### Data
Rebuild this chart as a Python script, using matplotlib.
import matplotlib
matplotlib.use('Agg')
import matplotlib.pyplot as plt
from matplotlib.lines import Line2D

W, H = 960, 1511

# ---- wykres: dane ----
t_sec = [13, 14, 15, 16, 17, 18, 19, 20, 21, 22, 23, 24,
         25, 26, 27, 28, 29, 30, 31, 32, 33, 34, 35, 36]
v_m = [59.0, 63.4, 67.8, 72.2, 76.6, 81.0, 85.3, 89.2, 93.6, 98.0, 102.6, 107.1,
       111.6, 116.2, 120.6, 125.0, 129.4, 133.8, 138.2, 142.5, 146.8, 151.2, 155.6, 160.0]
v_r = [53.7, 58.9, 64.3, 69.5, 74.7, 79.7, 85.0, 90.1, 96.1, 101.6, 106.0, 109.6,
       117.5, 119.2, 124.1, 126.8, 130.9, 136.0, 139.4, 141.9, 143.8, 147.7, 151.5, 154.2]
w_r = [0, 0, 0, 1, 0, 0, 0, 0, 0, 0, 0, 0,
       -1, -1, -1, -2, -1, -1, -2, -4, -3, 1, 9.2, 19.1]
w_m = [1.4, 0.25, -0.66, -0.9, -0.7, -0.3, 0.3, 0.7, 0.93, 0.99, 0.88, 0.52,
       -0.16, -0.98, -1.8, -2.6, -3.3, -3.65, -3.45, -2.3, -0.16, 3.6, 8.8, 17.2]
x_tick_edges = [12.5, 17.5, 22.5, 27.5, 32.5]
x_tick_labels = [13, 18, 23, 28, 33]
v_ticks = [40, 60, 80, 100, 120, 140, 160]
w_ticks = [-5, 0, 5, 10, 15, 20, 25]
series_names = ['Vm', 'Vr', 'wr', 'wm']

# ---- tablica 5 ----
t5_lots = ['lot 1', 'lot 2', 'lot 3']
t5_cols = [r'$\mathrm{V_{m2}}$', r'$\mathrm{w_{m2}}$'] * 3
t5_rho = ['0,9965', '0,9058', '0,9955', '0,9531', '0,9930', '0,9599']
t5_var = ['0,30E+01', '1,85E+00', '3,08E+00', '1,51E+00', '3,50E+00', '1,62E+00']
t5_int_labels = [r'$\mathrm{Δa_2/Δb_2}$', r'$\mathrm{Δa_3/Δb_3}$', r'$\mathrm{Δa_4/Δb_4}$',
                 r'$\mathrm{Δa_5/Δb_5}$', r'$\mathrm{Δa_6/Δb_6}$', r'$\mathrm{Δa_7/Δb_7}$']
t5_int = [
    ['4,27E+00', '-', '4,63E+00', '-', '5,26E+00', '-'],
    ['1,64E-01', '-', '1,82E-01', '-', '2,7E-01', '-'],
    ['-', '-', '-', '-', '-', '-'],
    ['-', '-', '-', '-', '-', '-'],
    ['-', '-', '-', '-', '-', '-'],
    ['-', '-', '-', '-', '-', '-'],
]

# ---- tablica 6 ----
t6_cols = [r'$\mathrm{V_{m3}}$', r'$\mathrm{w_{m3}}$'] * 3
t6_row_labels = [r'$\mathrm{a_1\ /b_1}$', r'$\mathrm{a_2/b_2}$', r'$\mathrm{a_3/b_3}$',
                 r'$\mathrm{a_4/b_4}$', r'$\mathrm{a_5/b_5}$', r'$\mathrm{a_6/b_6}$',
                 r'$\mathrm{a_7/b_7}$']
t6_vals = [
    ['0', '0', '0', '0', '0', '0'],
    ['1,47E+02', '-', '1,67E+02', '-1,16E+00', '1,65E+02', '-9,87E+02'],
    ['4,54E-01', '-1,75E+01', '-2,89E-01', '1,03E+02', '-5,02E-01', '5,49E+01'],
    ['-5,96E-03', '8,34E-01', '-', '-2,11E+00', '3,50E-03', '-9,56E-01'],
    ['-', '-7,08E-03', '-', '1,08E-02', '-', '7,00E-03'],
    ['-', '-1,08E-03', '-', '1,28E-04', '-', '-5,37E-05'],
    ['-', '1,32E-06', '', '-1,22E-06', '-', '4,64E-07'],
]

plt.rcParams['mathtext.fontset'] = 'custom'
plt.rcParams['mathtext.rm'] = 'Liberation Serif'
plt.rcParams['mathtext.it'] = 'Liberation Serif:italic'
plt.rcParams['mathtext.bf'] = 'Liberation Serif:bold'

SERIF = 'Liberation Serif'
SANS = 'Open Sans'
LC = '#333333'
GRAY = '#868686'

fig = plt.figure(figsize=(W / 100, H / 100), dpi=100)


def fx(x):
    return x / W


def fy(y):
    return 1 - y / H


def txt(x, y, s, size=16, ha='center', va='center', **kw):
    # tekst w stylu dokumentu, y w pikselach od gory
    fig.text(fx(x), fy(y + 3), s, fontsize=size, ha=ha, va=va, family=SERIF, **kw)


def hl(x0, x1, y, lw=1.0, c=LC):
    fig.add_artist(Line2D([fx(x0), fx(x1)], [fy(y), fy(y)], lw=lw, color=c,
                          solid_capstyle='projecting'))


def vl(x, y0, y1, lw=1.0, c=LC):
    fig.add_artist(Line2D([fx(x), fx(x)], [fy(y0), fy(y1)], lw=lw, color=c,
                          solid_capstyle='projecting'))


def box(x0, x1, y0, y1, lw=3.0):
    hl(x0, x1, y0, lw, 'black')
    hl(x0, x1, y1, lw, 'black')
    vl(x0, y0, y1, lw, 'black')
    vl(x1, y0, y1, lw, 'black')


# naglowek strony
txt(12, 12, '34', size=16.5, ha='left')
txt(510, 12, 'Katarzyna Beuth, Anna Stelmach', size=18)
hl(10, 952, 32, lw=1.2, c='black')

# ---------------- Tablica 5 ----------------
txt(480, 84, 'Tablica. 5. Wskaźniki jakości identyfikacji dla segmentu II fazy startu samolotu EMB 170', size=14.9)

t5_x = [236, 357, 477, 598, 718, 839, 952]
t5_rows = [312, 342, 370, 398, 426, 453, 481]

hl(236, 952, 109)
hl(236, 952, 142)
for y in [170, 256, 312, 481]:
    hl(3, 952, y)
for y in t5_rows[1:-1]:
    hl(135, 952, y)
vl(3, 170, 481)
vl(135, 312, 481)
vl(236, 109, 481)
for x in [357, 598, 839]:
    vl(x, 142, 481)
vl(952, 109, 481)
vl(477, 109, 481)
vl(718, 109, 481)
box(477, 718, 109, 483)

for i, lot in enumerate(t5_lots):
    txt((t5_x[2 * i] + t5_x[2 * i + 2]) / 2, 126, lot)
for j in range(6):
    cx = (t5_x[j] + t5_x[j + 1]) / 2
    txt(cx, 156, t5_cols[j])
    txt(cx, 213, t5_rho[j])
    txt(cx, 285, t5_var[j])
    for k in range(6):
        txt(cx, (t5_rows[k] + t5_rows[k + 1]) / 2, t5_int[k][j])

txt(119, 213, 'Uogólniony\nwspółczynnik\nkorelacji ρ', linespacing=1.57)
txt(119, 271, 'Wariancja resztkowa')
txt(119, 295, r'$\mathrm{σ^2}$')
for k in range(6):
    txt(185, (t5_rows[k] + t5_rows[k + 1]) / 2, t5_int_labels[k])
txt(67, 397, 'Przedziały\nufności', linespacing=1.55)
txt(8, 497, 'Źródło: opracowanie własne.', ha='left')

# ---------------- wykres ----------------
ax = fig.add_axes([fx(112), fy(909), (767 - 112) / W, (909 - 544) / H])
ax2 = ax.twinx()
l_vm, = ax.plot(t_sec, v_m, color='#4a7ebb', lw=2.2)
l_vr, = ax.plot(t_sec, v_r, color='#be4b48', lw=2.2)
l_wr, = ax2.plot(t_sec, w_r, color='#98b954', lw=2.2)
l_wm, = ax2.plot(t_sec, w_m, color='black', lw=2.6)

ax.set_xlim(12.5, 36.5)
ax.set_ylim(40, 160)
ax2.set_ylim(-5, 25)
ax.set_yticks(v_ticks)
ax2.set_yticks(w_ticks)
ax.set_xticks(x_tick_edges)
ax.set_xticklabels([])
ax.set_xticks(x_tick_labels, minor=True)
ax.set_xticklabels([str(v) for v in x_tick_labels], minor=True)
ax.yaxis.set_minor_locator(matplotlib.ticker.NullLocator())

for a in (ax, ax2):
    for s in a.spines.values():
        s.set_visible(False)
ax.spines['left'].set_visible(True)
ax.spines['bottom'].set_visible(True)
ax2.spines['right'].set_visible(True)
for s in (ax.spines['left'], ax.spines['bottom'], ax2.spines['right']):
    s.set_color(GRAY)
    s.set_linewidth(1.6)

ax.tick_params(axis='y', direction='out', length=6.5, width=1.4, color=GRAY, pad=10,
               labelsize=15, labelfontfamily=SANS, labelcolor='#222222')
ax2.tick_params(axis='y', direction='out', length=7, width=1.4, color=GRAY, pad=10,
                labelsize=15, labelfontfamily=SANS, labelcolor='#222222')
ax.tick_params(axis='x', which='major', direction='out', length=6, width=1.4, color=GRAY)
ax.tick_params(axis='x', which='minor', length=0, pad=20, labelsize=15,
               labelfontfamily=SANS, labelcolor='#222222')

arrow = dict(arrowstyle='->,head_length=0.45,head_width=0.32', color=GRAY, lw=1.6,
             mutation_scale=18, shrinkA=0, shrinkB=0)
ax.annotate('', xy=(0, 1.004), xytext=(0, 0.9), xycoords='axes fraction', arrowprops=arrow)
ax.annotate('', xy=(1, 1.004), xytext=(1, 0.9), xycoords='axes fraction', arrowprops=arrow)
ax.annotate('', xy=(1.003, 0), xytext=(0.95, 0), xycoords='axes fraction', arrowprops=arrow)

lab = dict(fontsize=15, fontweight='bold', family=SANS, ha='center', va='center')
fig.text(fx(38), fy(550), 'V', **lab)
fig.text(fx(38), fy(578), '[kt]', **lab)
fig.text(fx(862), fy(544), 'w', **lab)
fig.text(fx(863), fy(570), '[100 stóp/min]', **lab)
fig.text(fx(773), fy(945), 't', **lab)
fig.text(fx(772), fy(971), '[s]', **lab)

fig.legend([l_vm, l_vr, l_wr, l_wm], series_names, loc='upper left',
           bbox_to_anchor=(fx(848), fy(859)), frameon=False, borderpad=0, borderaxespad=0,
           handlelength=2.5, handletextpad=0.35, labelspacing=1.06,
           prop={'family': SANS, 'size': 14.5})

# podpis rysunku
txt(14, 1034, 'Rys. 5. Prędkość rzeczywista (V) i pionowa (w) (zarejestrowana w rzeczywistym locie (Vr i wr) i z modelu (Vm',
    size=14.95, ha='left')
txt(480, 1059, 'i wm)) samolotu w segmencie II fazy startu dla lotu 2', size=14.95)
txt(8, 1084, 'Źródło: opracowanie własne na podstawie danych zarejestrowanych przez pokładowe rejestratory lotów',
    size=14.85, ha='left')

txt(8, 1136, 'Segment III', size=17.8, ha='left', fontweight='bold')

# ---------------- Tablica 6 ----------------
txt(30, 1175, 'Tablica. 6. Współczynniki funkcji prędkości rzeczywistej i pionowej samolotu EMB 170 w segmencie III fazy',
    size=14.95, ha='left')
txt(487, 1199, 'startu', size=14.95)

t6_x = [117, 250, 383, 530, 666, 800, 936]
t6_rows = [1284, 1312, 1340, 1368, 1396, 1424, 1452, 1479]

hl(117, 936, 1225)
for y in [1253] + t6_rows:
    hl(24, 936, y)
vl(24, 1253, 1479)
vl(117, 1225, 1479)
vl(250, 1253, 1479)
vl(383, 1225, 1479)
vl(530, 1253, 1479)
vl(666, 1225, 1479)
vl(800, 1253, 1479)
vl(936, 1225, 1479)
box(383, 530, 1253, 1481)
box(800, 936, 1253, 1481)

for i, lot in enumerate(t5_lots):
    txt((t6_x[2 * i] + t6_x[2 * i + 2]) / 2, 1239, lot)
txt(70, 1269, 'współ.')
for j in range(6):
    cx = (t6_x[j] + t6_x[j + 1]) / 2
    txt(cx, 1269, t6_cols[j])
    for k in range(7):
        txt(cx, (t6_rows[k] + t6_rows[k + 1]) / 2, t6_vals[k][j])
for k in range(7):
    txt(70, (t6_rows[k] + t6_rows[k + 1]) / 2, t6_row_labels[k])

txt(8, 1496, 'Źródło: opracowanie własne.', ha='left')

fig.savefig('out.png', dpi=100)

### What to do
Return exactly the leading lines of the listing, stopping after the line in which "W, H = 960, 1511" occurs.

### Full solution
Rebuild this chart as a Python script, using matplotlib.
import matplotlib
matplotlib.use('Agg')
import matplotlib.pyplot as plt
from matplotlib.lines import Line2D

W, H = 960, 1511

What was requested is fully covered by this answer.